The activists turned to Zoom, which they found as the best medium to communicate with more than 250 people to remember Beijing's crushing of the pro-democracy uprising in 1989, during which the military killed hundreds of unarmed protesters. A group of activists known as Humanitarian China said that it had brought in several participants from China, but its paid Zoom account was closed without explanation, one week later.
Zoom Revealed the Truth
Following media reports, Zoom said on late Thursday that it had been contacted by the government of China in May and June about four Zoom meetings to commemorate the Tiananmen Square incident that were being publicized on social media.
In its blog post, the company clarified that the Chinese government informed them that this activity is illegal in China. The authorities also demanded that Zoom terminate the meetings and host accounts.
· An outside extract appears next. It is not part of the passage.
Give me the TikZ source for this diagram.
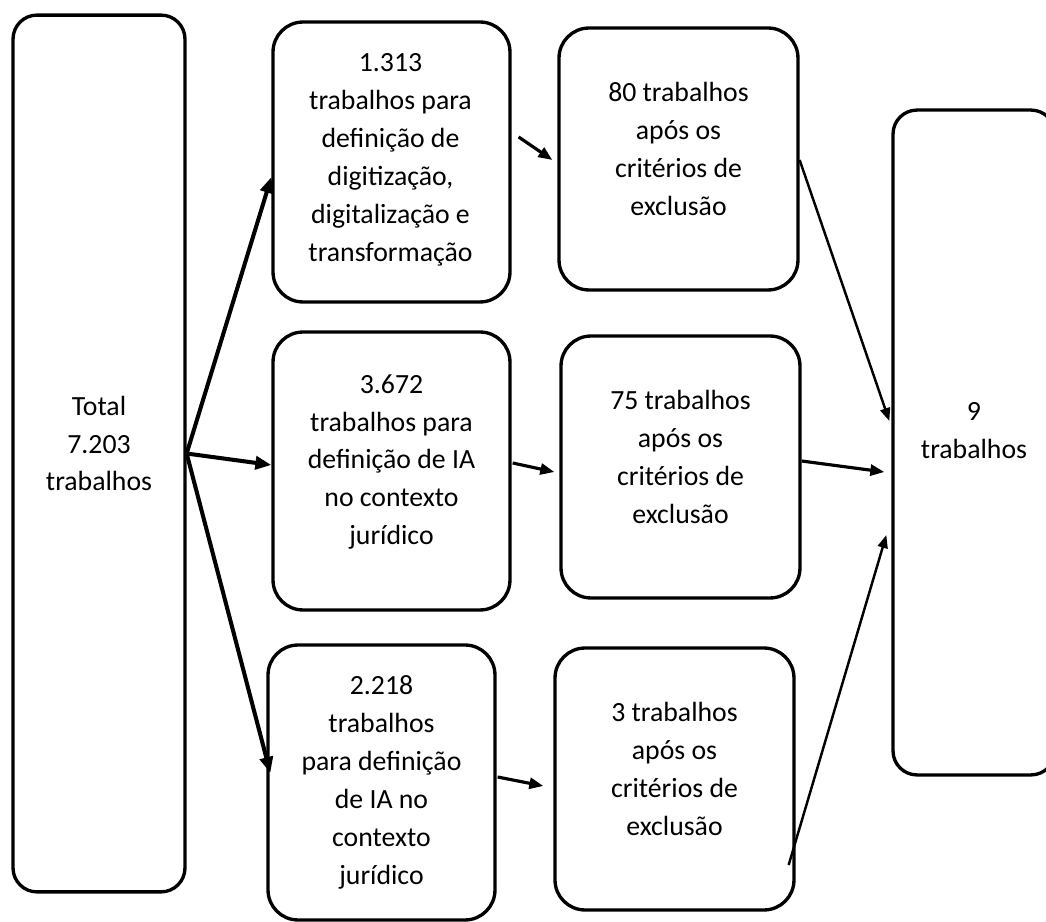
\documentclass[tikz,border=0pt]{standalone}
\usepackage{fontspec}
\setmainfont{Carlito}
\usetikzlibrary{arrows.meta}
\tikzset{
    box/.style={draw, line width=1.9pt, rounded corners=0.6cm, inner sep=0pt},
    outer box/.style={box, rounded corners=0.48cm},
    boxtext/.style={align=center, inner sep=0pt,
                    font=\fontsize{15.8pt}{21.6pt}\selectfont},
    flow/.style={-{Triangle[length=0.28cm, width=0.22cm]}, line width=1.8pt},
    fork/.style={-{Triangle[length=0.32cm, width=0.26cm]}, line width=2.3pt},
    merge/.style={-{Triangle[length=0.26cm, width=0.2cm]}, line width=1.4pt},
}

\begin{document}
\begin{tikzpicture}[x=0.02cm, y=-0.02cm]
    \path[use as bounding box] (0,0) rectangle (1046,922);

    % total and final
    \node[outer box, minimum width=3.44cm, minimum height=17.54cm] (total) at (99,453.5) {};
    \node[boxtext] (totaltext) at ([shift={(0,-10)}]total.center) {Total\\7.203\\trabalhos};
    \node[outer box, minimum width=3.24cm, minimum height=13.3cm] (final) at (974,442.5) {};
    \node[boxtext] (finaltext) at ([shift={(0,-11.5)}]final.center) {9\\trabalhos};

    % searches
    \node[box, minimum width=4.74cm, minimum height=5.6cm] (search1) at (391.5,162) {};
    \node[boxtext] (searchtext1) at ([shift={(-1,-2)}]search1.center)
        {1.313\\trabalhos para\\definição de\\digitização,\\digitalização e\\transformação};
    \node[box, minimum width=4.74cm, minimum height=5.56cm] (search2) at (391.5,471) {};
    \node[boxtext] (searchtext2) at ([shift={(0,-9)}]search2.center)
        {3.672\\trabalhos para\\definição de IA\\no contexto\\jurídico};
    \node[box, minimum width=4.54cm, minimum height=5.5cm] (search3) at (381.5,782.5) {};
    \node[boxtext] (searchtext3) at (search3.center)
        {2.218\\trabalhos\\para definição\\de IA no\\contexto\\jurídico};

    % exclusion criteria
    \foreach \i/\x/\y/\n in {1/678.5/159/80, 2/680.5/467/75, 3/674.5/779/3} {
        \node[box, minimum width=4.78cm, minimum height=5.24cm] (screen\i) at (\x,\y) {};
        \node[boxtext] (screentext\i) at ([shift={(0,-10)}]screen\i.center)
            {\n{} trabalhos\\após os\\critérios de\\exclusão};
    }

    \draw[fork] (total.east) -- ([shift={(0,15)}]search1.west);
    \draw[fork] (total.east) -- ([shift={(0,-6)}]search2.west);
    \draw[fork] (total.east) -- ([shift={(4,-9.5)}]search3.west);

    \draw[flow] ([shift={(7,-25)}]search1.east) -- ([shift={(-5,1)}]screen1.west);
    \draw[flow] ([shift={(1,-8)}]search2.east) -- ([shift={(-5,5)}]screen2.west);
    \draw[flow] ([shift={(1,-5.5)}]search3.east) -- ([shift={(-10,7)}]screen3.west);

    \draw[merge] ([shift={(0,1)}]screen1.east) -- ([shift={(-2,-21.5)}]final.west);
    \draw[flow] ([shift={(0,-6)}]screen2.east) -- ([shift={(-7,29.5)}]final.west);
    \draw[merge] ([shift={(-7,86)}]screen3.east) -- ([shift={(-5,92.5)}]final.west);
\end{tikzpicture}
\end{document}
The statement added, "We did not provide any user information or meeting content to the Chinese government. We do not have a backdoor that allows someone to enter a meeting without being visible."
After the company released the statement, it raised questions about the U.S. company budging to Chinese pressure. Unlike Google and Facebook, Zoom is not banned in China, which uses its "Great Firewall" to scrub its internet and censor any negative information. But Zoom did not explain under what law the online meetings hosted outside the mainland China were illegal.
Zoom also clarified that the company had no ability to block any participant from particular countries. So, the authorities decided to end three such meetings and suspended or terminated the associated host accounts.
They did not take any action for one meeting as the metadata showed it had no participants from the mainland China, but two other meetings had a significant number of participants from the country. However, it is not clear why Zoom had shut down the accounts of users based in the U.S. and Hong Kong.
A pro-democracy campaigner in Hong Kong, Lee Cheuk-Yan, who organizes a yearly Tiananmen vigil, noticed that his Zoom account was closed just before hosting an event on a controversial extradition law that caused mass anti-government protests in the city in 2019.
Wang Dan, another activist whose Zoom event, scheduled on June 3 to commemorate the anniversary of the Tiananmen crackdown was shut down twice.
The video-conferencing company said it would no longer allow requests from Beijing to impact anyone outside mainland China. Zoom is currently working to develop ways to block people from inside mainland China. As per the statement, the new measures will allow the company to comply with requests from local authorities when they decide an activity on the platform as illegal within their country borders.
The company said it hopes that one day governments who build barriers to disconnect their citizens from the world will understand that "they are acting against their own interests, as well as the rights of their citizens and all humanity."